事業の実施に当たって移動支援を受けようとする障害者等は、緊急を要する場合は例外として、事前に「移動支援事業利用申請書」を居住地の市町村長に提出し、サービス提供の要否を決定してもらわなければならない。市町村長は、利用者の身体その他の状況及びその置かれている環境を十分に勘案して、サービス決定時間、利用期間、利用者負担額等を決定する。しかしこれも、この移動支援事業が施行されてから1年も経過しないうちに、すでに各市町村によって対応が異なってきており、特に利用者負担額に関しては負担ゼロから経費の1割負担までと、さまざまである。すなわち、移動支援事業については、他の地域生活支援事業と同様に、地域間格差が激しくなってきている。それは社会福祉の平等性から考えて問題ではないだろうか。

インフォーマルサポートの移動支援活動

人が外出するときは、予測を立ててその準備をしてから出かけるのが通常であるが、多くの外出理由が必ずしも事前に想定できるものではないのも事実である。また、リフレッシュのために散歩をすることなどはよく見られるケースである。そのような状況にこの移動支援事業が即応しやすいか、個々の視覚障害者のニーズの充足のために十分効果が予想できるサービスかなどを検討していくと、多くの問題点を含んでいると考えざるをえない。

移動支援におけるインフォーマルなサポートとして、従来からよく活用されてきたのがボランティア活動である。その市町村エリア内だけを対象に活動してきたグループや全国を対象に活動してきたグループなど、現在でも多くのさまざまなグループが活躍している。いわゆる社会福祉の補充性・代替性・即応性といった観点では目を見張る功績があったと言えよう。これらのボランティアグループの活動は、視覚障害者の現実的なニーズの充足、緊急性や即応性等を考えると、フォーマルなサービスとしての移動支援事業に比べれば、その有効性は高いと言わざるをえないであろう。

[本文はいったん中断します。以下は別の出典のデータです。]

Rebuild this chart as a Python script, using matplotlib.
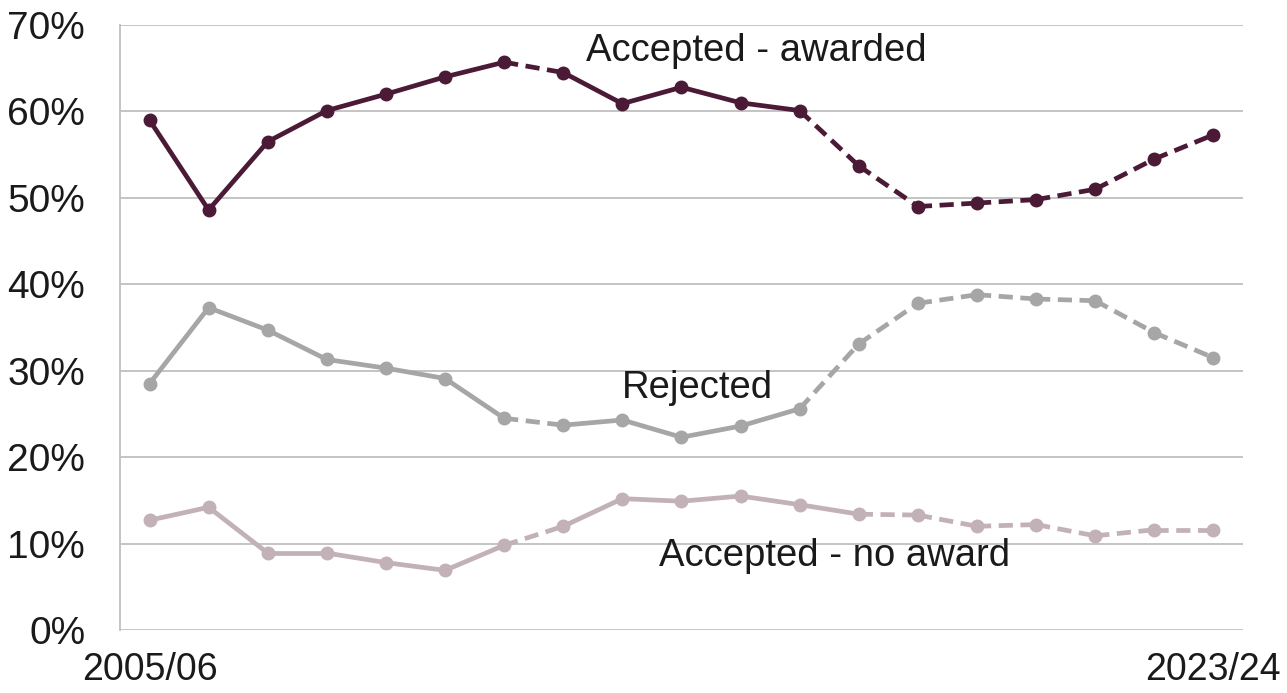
import matplotlib
matplotlib.use("Agg")
import matplotlib.pyplot as plt

# ---------------------------------------------------------------------------
# データ（2005/06 〜 2023/24、割合 %）
# ---------------------------------------------------------------------------
years = [f"{y}/{str(y + 1)[-2:]}" for y in range(2005, 2024)]

awarded = [59.0, 48.6, 56.5, 60.1, 62.0, 64.0, 65.7, 64.5, 60.9, 62.8,
           61.0, 60.1, 53.7, 49.0, 49.4, 49.8, 51.0, 54.5, 57.3]
rejected = [28.5, 37.3, 34.7, 31.3, 30.3, 29.1, 24.5, 23.7, 24.3, 22.3,
            23.6, 25.6, 33.1, 37.8, 38.8, 38.3, 38.1, 34.4, 31.5]
no_award = [12.7, 14.2, 8.9, 8.9, 7.8, 6.9, 9.8, 12.0, 15.2, 14.9,
            15.5, 14.5, 13.4, 13.3, 12.0, 12.2, 10.9, 11.6, 11.6]

# 区間ごとの破線フラグ（i → i+1）
dash_awarded = [False] * 6 + [True] + [False] * 4 + [True] * 7
dash_rejected = [False] * 6 + [True] + [False] * 4 + [True] * 7
dash_no_award = [False] * 6 + [True] + [False] * 5 + [True] * 6

series = [
    ("Accepted - awarded", awarded, dash_awarded, "#4b1a36"),
    ("Rejected", rejected, dash_rejected, "#a6a6a6"),
    ("Accepted - no award", no_award, dash_no_award, "#c2b1b6"),
]

plt.rcParams["font.family"] = ["Liberation Sans", "DejaVu Sans"]
TEXT = "#1a1a1a"

fig = plt.figure(figsize=(12.87, 6.93), dpi=100)
ax = fig.add_axes([0.0932, 0.0909, 0.8726, 0.873])

x = list(range(len(years)))

for name, vals, dashes, color in series:
    for i in range(len(vals) - 1):
        ax.plot(x[i:i + 2], vals[i:i + 2], color=color, lw=3.4,
                linestyle=(0, (3, 1.6)) if dashes[i] else "-",
                solid_capstyle="round", dash_capstyle="butt", zorder=3)
    ax.plot(x, vals, linestyle="none", marker="o", markersize=9,
            color=color, zorder=4)

# 系列ラベル
ax.text(10.27, 67.0, "Accepted - awarded", fontsize=27.5, ha="center", va="center", color=TEXT)
ax.text(9.27, 28.0, "Rejected", fontsize=27.5, ha="center", va="center", color=TEXT)
ax.text(11.59, 8.6, "Accepted - no award", fontsize=27.5, ha="center", va="center", color=TEXT)

ax.set_xlim(-0.5, 18.5)
ax.set_ylim(0, 70)
ax.set_yticks(range(0, 71, 10))
ax.set_yticklabels([f"{v}%" for v in range(0, 71, 10)], fontsize=28, color=TEXT)
ax.set_xticks([0, 18])
ax.set_xticklabels([years[0], years[-1]], fontsize=27, color=TEXT)
ax.tick_params(axis="y", length=0, pad=25)
ax.tick_params(axis="x", length=0, pad=16)

ax.grid(axis="y", color="#bfbfbf", lw=1.3, zorder=0)
for side in ["top", "right", "bottom"]:
    ax.spines[side].set_visible(False)
ax.spines["left"].set_color("#bfbfbf")
ax.spines["left"].set_linewidth(1.3)

fig.savefig("out.png", dpi=100)
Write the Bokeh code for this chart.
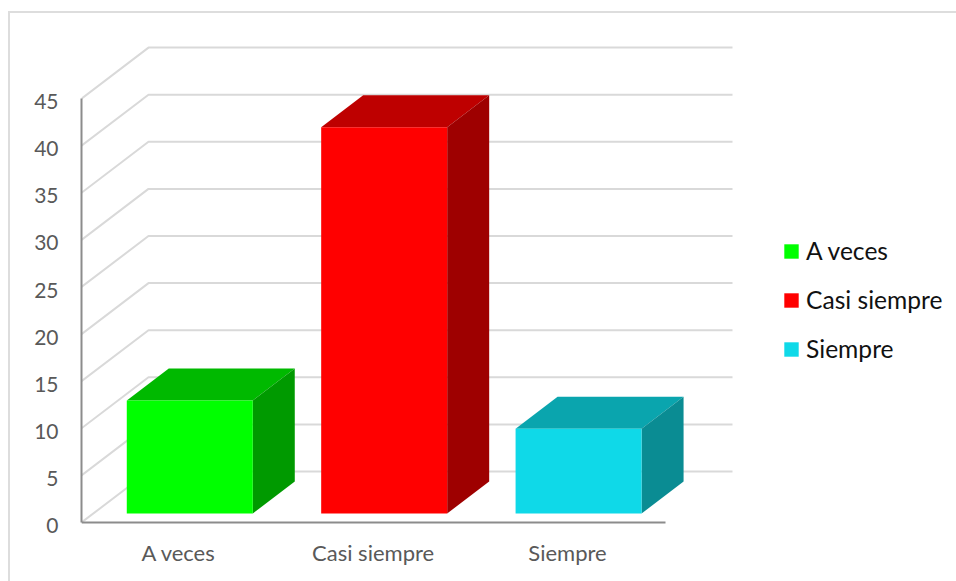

しかし、視覚障害者の移動や歩行の保障と言った観点で考えると、ボランティアグループだけに依存するわけにはいかない。わが国の場合、当面の間は、移動支援をフォーマルサービスとインフォーマルサポートによって保障していかなければならないのが現状である。北欧のスウェーデンでは、確か月20時間は自己負担なしで必要な視覚障害者にガイドヘルパーが派遣されている。このサービスは原則的に制約なしで利用可能であり、たとえば余暇活動として映画館に行った場合、そのガイドヘルパーの交通費はむろん、入場券代まで支給される。いちがいに北欧風のやり方が良いというのではなく、その国の文化や倫理、国や地方自治体が実施しているサービスの在り方や保障の仕方によって、その国のあるべきサービスを検討していかなければならないということである。

ひと声気軽に掛け合えるノーマルな社会を

移動支援におけるインフォーマルサポートで忘れてはならないこととして、親類や家族をはじめ一般市民のそれについても言及しておかなければならない。単独歩行している視覚障害者にとって、特に初めて行く場所等では、行き交う人のサポートがとても重要かつ有効である。

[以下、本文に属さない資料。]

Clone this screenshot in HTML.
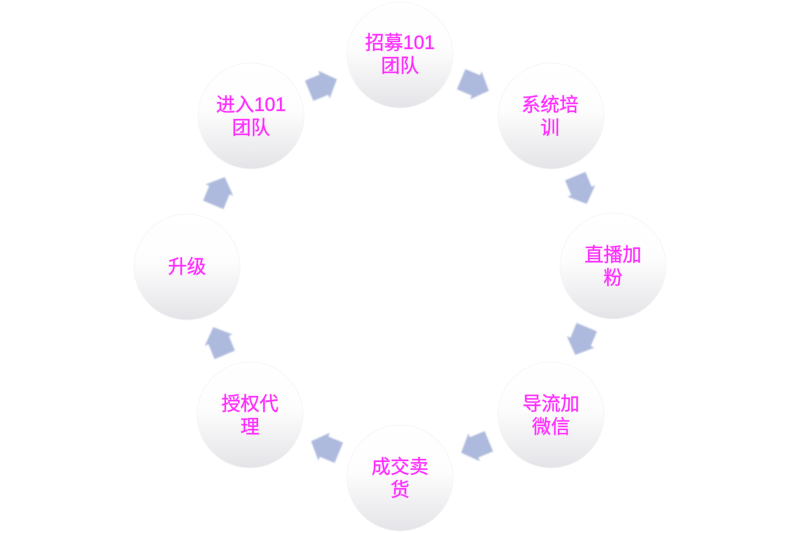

最近でこそ視覚障害者の誘導法を各種のマスコミで知ることが多くなり、違和感なく手を差し伸べてくださる方が多くなってきたものの、なかにはいまだ偏見や差別的な事象さえ起きているのも現実である。高度な知識や技術ではなく、素朴に「もし、よろしかったら何かお手伝いしましょうか?」という声かけをするだけで視覚障害者はずっと楽になるはずである。誘導の必要があるときには気軽に依頼することができるようになるし、ちょっと視覚を借りたいときにも依頼しやすくなるからである。「視覚障害者が困っていたら声をかけましょう。」などと書かれてあるポスターがあるが、それは専門的に視覚障害者の移動や歩行について学ばれた人は別として、判断しにくいものである。

社会の方々がひと声かけることにより、視覚障害者に「障害のある人・ない人、すべての個人が一人の人間として尊ばれ、分け隔てなく共に生きる社会がノーマル(当たり前)」というノーマライゼーションの思想を共有しているかを、どれだけ実感してもらえるか計り知れないのである。